Hindustan is an extensive agricultural country and the average land produces two crops a year, and in Bengal there are lands which produce thrice a year. Bengal alone produces such large crops that they are quite sufficient to provide all the population of Hindustan for two years.

Indian Plunder. Adam Brooks. Adam Brooks says, (“Laws of Civilization and Decay,” page 259-246) “Very soon after the Battle of Plassey (fought in 1757) the Bengal Plunder began to arrive in London and the effect appears to have been almost instantaneous. Probably since the world began, no investment has yielded the profit reaped from the Indian plunder. The amount of treasure wrung from the conquered people and transferred from India to English banks between Plassey and Waterloo (57 years) has been variously estimated at from $2,500,000,000 to $5,000,000,000. The methods of plunder and embezzlement, by which every Briton in India enriched himself during the earlier history of the East India Company, gradually passed away, but the drain did not pass away. The difference between that earlier day and the present is, that India’s tribute to England is obtained by “indirect methods,” under forms of law. It is estimated by Mr. Hyndman that at least $175,000,000 is drained away every year from India, without a cent’s return.”

Swami Abhedananda. “India pays interest on England’s debt, which in 1900 amounted to 244 millions sterling, and which annually increases. Besides this, she pays for all the officers, civil and military, and a huge standing army, pensions of officers, and even the cost of the India Building in London, as well as the salary of every menial servant of that house. For 1901-2 the total expenditure charged against revenue was $356,971,410.00, out of which $84,795,515.00 was spent in England as Home Charges, not including the pay of European officers in India, saved and remitted to England.—Swami Abhedananda (“India and Her People”).

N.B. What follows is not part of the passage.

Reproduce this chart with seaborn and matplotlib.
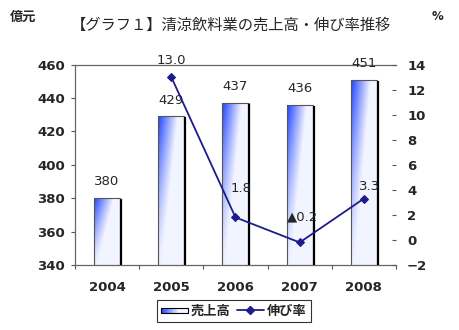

Alfred Webb (late M.P.): “In charges for the India Office (in London); for recruiting (in Great Britain, for soldiers to serve in India); for civil and military pensions (to men now living in England, who were formerly in the Indian service); for pay and allowances on furloughs (to men on visits to England); for private remittances and consignments (for India to England); for interest on Indian debt (paid to parties in England); and for interest on railways and other works (paid to shareholders in England), there is annually drawn from India and spent in the United Kingdom, a sum calculated at from £25,000,000 to £30,000,000 (Between $125,000,000 and $150,000,000).”

Narrow and Shortsighted Imperial Policy.Sir Archibald R. Colquehoun. “The present condition of affairs undoubtedly renders the struggle for existence a hard one, as may be realized when it is considered that a vast population of India not only from the inevitable droughts which so frequently occur, but also from a narrow and shortsighted imperial policy which places every obstacle in the way of Industrial development and imposes heavy taxes on the struggling people. According to various authorities, Russia’s demand upon landowners in her Central Asian possession are not so exacting as ours in India, for the British Government insists on a fifth of the produce, making no allowance for good or bad years; while Russia is said to ask only a tenth and allow for variation of production.” (Pages 135-6, “Russia Against India,” by Sir Archibald R. Colquehoun, Gold Medalist, Royal Geographical Society.)

Taxation. Lord Salisbury. The British policy of bleeding Indian people. “The injury is exaggerated in the case of India where so much of the revenue is exported without a direct equivalent. As India must be bled, the lancet should be directed to the parts where the blood is congested or at least sufficient, not to those already feeble for the want of it.”—Lord Salisbury.